Can't cite a source (I read about this, what, four decades ago?) so I can't prove it happened.
You want fast, take a look at the Sprint missiles. The damn things had 100g of acceleration and could hit 3400 m/s.
Even the slightest turn at those speeds moves the airplane by 10s of miles.
Any attempt to intercept or shoot down planes that fast happens at great distances and is totally dependent on computers, radar, and missiles.
> It wouldn't get much time to spy at that speed
That's why you take photos and do the spying part back on base. The SR-71's weapon was its sophisticated camera setup.
> it's fuel limits won't allow great distances without speed changes
When it set its speed record, it crossed from LA to DC on one tank of fuel. (It tanked up immediately after takeoff and immediately before landing, but the cross-country flying part didn't involve a tanker.)

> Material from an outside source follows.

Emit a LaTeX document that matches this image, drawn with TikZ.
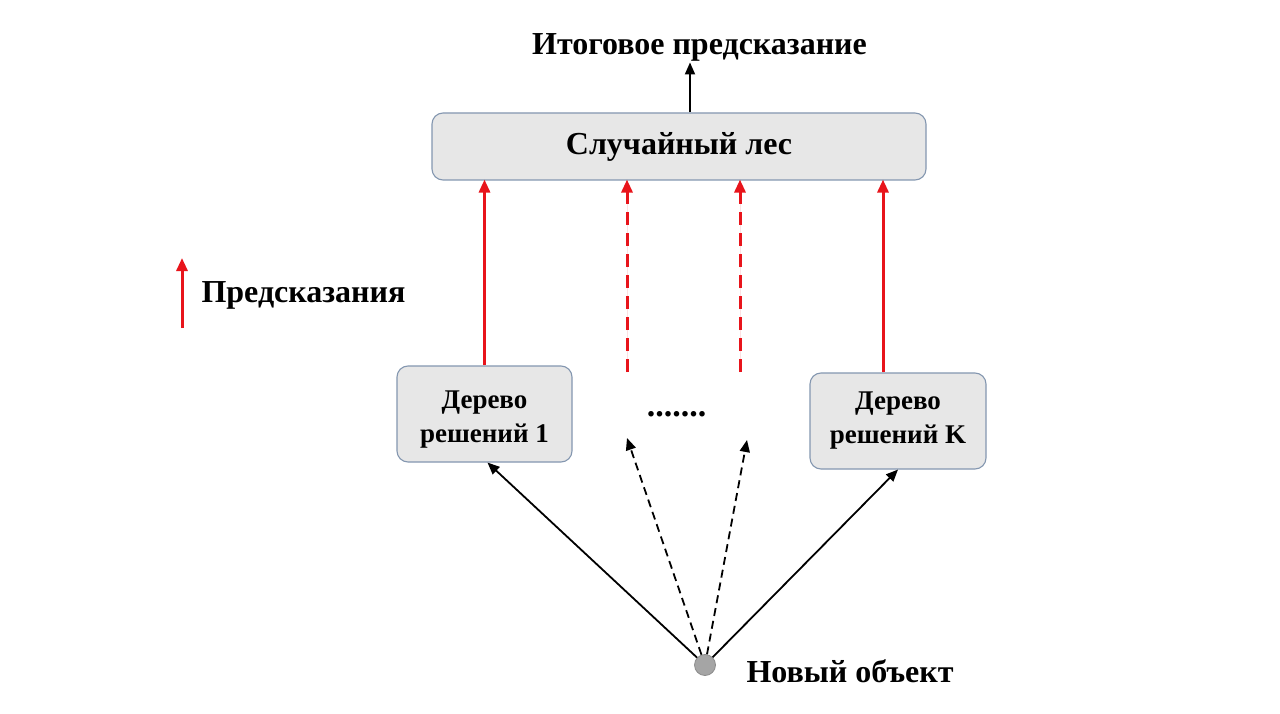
\documentclass[tikz,border=0pt]{standalone}
\usepackage{fontspec}
\setmainfont{Liberation Serif}
\usetikzlibrary{arrows.meta}
\definecolor{boxfill}{HTML}{E7E7E7}
\definecolor{boxedge}{HTML}{8497B0}
\definecolor{predred}{HTML}{E8141B}
\definecolor{dotgray}{HTML}{A5A5A5}
\begin{document}
\begin{tikzpicture}[x=1pt,y=-1pt,
  box/.style={draw=boxedge, fill=boxfill, rounded corners=11pt, line width=1.1pt, inner sep=0pt, align=center},
  bigtxt/.style={font=\bfseries\fontsize{32}{36}\selectfont},
  treetxt/.style={font=\bfseries\fontsize{27}{34}\selectfont},
  tipblk/.style={-{Triangle[length=12pt,width=10pt]}},
  tipred/.style={-{Triangle[length=13pt,width=11pt]}},
  blkarrow/.style={tipblk, line width=1.8pt, draw=black},
  blkdash/.style={blkarrow, dash pattern=on 8pt off 5pt},
  redarrow/.style={tipred, line width=3pt, draw=predred, fill=predred},
  reddash/.style={redarrow, dash pattern=on 13pt off 8pt}]
\useasboundingbox (0,0) rectangle (1280,714);
\fill[white] (0,0) rectangle (1280,714);

\node[bigtxt, anchor=base] (title) at (699.5,55) {Итоговое предсказание};
\node[box, minimum width=494pt, minimum height=67pt, font=\bfseries\fontsize{32}{36}\selectfont] (forest) at (679,146.5) {Случайный лес};
\node[box, minimum width=175pt, minimum height=96pt, treetxt] (tree1) at (484.5,414) {\rule{0pt}{28pt}Дерево\\решений 1};
\node[box, minimum width=176pt, minimum height=96pt, treetxt] (treeK) at (898,421) {Дерево\\решений K};
\node[font=\bfseries\fontsize{34}{38}\selectfont, anchor=base] (dots) at (676.5,416) {.......};
\node[circle, fill=dotgray, draw=dotgray!85!black, line width=0.8pt, minimum size=21pt, inner sep=0pt] (obj) at (705,665) {};
\node[bigtxt, anchor=base west] (objlbl) at (743,682) {Новый объект};

% legend
\coordinate (leg0) at (182,328);
\coordinate (leg1) at (182,258);
\draw[redarrow] (leg0) -- (leg1);
\node[bigtxt, anchor=base west] (leglbl) at (198,302) {Предсказания};

% final prediction arrow
\draw[blkarrow] ([xshift=11pt]forest.north) -- ++(0,-50);

% predictions
\coordinate (d1) at (627,372);
\coordinate (d2) at (740,372);
\draw[redarrow] (tree1.north) -- ([yshift=1pt]tree1.north |- forest.south);
\draw[reddash] (d1) -- ([yshift=1pt]d1 |- forest.south);
\draw[reddash] (d2) -- ([yshift=1pt]d2 |- forest.south);
\draw[redarrow] ([xshift=-15pt]treeK.north) -- ([xshift=-15pt,yshift=1pt]treeK.north |- forest.south);

% inputs
\coordinate (e1) at (627,438);
\coordinate (e2) at (747,440);
\draw[blkarrow] (obj) -- ([xshift=3pt]tree1.south);
\draw[blkarrow] (obj) -- (treeK.south);
\draw[blkdash] (obj) -- (e1);
\draw[blkdash] (obj) -- (e2);
\end{tikzpicture}
\end{document}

There are many faster objects, including the X-15 and Shuttle. Both are faster than the Blackbird but do not count. Shuttle is a spacecraft but even during reentry, shuttle could not hit such speeds unaided by other aircraft that departed from it along the way (the boosters etx). Nor could the X-15 which was dropped from a larger carrier aircraft. Both could not get to their records speed unaided.
Neither could the SR-71/YF-12. They burnt so much fuel getting off the ground that, to preform a run to top speed and get home, they needed to refuel. So how is that fundamentally different than Shuttle or the X-15? For an aircraft to qualify as an aircraft it should be able to get up and down without help. Therefore it is the Mig-25/31 that deserves the praise of "fastest aircraft".
They could have taken off and accelerated to record-breaking speeds if that's all they wanted to do, but the typical mission profile was to fly to far away locations to conduct surveillance, so in-air refueling was always part of the mission profile.
TLDR: They needed full tanks (more or less) or an inert layer of nitrogen over the gas in the tanks before hitting Mach 3 or else the fumes in the tank might ignite. At the end you'll see that they had a system for fueling the tanks on the ground in order to hit mach 3 right after takeoff but it was a maintenance nightmare.
If I remember right, the SR71 could fly at Mach 3 for up to 90 minutes between refuelings. That's significantly longer than any jet ever made.
Except the XB-70. Data is rare, but it was to cruise at 3.0 for somewhere between one and two hours.